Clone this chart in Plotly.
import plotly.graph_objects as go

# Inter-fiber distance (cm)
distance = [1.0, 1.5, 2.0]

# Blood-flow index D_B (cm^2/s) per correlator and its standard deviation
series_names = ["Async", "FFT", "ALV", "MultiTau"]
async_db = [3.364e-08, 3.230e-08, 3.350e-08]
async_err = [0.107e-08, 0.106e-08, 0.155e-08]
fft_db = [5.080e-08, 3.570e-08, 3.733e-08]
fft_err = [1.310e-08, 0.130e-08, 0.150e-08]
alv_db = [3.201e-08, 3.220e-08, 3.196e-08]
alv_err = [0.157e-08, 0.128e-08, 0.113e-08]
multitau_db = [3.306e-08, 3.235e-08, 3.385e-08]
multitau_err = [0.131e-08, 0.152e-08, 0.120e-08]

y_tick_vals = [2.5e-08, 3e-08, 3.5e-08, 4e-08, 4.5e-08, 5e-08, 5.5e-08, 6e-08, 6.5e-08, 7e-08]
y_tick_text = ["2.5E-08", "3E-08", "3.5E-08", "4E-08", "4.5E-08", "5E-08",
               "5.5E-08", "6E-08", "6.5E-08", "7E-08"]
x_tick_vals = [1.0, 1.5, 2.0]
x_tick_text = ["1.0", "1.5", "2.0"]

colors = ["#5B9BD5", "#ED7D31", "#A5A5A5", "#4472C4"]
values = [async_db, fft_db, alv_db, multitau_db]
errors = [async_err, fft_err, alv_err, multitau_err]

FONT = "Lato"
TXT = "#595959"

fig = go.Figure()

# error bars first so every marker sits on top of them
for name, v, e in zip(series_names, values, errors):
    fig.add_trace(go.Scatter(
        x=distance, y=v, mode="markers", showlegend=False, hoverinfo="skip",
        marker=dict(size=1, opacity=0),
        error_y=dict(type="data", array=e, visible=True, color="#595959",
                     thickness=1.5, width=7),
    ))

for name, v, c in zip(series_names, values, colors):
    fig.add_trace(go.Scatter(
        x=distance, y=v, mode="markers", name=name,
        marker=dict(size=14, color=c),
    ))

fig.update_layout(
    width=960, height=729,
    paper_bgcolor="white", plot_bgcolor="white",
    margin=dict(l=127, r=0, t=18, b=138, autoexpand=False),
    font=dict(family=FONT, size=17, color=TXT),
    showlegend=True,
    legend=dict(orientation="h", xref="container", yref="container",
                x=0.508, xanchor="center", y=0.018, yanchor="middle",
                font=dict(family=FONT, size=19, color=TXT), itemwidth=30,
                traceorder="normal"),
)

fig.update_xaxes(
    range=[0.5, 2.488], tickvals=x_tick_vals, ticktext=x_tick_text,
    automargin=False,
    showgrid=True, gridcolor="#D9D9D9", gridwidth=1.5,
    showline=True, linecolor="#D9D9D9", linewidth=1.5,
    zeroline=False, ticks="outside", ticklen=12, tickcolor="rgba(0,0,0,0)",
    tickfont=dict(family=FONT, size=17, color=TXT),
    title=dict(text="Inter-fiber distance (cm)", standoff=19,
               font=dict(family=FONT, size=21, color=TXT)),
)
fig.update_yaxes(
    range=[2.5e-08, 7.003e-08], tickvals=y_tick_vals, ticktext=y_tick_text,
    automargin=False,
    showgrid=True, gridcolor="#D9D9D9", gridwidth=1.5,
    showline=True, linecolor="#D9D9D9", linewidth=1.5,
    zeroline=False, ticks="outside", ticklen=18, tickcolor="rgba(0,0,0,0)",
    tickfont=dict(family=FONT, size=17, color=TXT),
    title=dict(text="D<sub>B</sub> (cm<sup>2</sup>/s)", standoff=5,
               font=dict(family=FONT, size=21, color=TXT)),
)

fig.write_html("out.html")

*WORK REQUIRED*
Output the data above exactly, please, line for line.

*REPLY*
Clone this chart in Plotly.
import plotly.graph_objects as go

# Inter-fiber distance (cm)
distance = [1.0, 1.5, 2.0]

# Blood-flow index D_B (cm^2/s) per correlator and its standard deviation
series_names = ["Async", "FFT", "ALV", "MultiTau"]
async_db = [3.364e-08, 3.230e-08, 3.350e-08]
async_err = [0.107e-08, 0.106e-08, 0.155e-08]
fft_db = [5.080e-08, 3.570e-08, 3.733e-08]
fft_err = [1.310e-08, 0.130e-08, 0.150e-08]
alv_db = [3.201e-08, 3.220e-08, 3.196e-08]
alv_err = [0.157e-08, 0.128e-08, 0.113e-08]
multitau_db = [3.306e-08, 3.235e-08, 3.385e-08]
multitau_err = [0.131e-08, 0.152e-08, 0.120e-08]

y_tick_vals = [2.5e-08, 3e-08, 3.5e-08, 4e-08, 4.5e-08, 5e-08, 5.5e-08, 6e-08, 6.5e-08, 7e-08]
y_tick_text = ["2.5E-08", "3E-08", "3.5E-08", "4E-08", "4.5E-08", "5E-08",
               "5.5E-08", "6E-08", "6.5E-08", "7E-08"]
x_tick_vals = [1.0, 1.5, 2.0]
x_tick_text = ["1.0", "1.5", "2.0"]

colors = ["#5B9BD5", "#ED7D31", "#A5A5A5", "#4472C4"]
values = [async_db, fft_db, alv_db, multitau_db]
errors = [async_err, fft_err, alv_err, multitau_err]

FONT = "Lato"
TXT = "#595959"

fig = go.Figure()

# error bars first so every marker sits on top of them
for name, v, e in zip(series_names, values, errors):
    fig.add_trace(go.Scatter(
        x=distance, y=v, mode="markers", showlegend=False, hoverinfo="skip",
        marker=dict(size=1, opacity=0),
        error_y=dict(type="data", array=e, visible=True, color="#595959",
                     thickness=1.5, width=7),
    ))

for name, v, c in zip(series_names, values, colors):
    fig.add_trace(go.Scatter(
        x=distance, y=v, mode="markers", name=name,
        marker=dict(size=14, color=c),
    ))

fig.update_layout(
    width=960, height=729,
    paper_bgcolor="white", plot_bgcolor="white",
    margin=dict(l=127, r=0, t=18, b=138, autoexpand=False),
    font=dict(family=FONT, size=17, color=TXT),
    showlegend=True,
    legend=dict(orientation="h", xref="container", yref="container",
                x=0.508, xanchor="center", y=0.018, yanchor="middle",
                font=dict(family=FONT, size=19, color=TXT), itemwidth=30,
                traceorder="normal"),
)

fig.update_xaxes(
    range=[0.5, 2.488], tickvals=x_tick_vals, ticktext=x_tick_text,
    automargin=False,
    showgrid=True, gridcolor="#D9D9D9", gridwidth=1.5,
    showline=True, linecolor="#D9D9D9", linewidth=1.5,
    zeroline=False, ticks="outside", ticklen=12, tickcolor="rgba(0,0,0,0)",
    tickfont=dict(family=FONT, size=17, color=TXT),
    title=dict(text="Inter-fiber distance (cm)", standoff=19,
               font=dict(family=FONT, size=21, color=TXT)),
)
fig.update_yaxes(
    range=[2.5e-08, 7.003e-08], tickvals=y_tick_vals, ticktext=y_tick_text,
    automargin=False,
    showgrid=True, gridcolor="#D9D9D9", gridwidth=1.5,
    showline=True, linecolor="#D9D9D9", linewidth=1.5,
    zeroline=False, ticks="outside", ticklen=18, tickcolor="rgba(0,0,0,0)",
    tickfont=dict(family=FONT, size=17, color=TXT),
    title=dict(text="D<sub>B</sub> (cm<sup>2</sup>/s)", standoff=5,
               font=dict(family=FONT, size=21, color=TXT)),
)

fig.write_html("out.html")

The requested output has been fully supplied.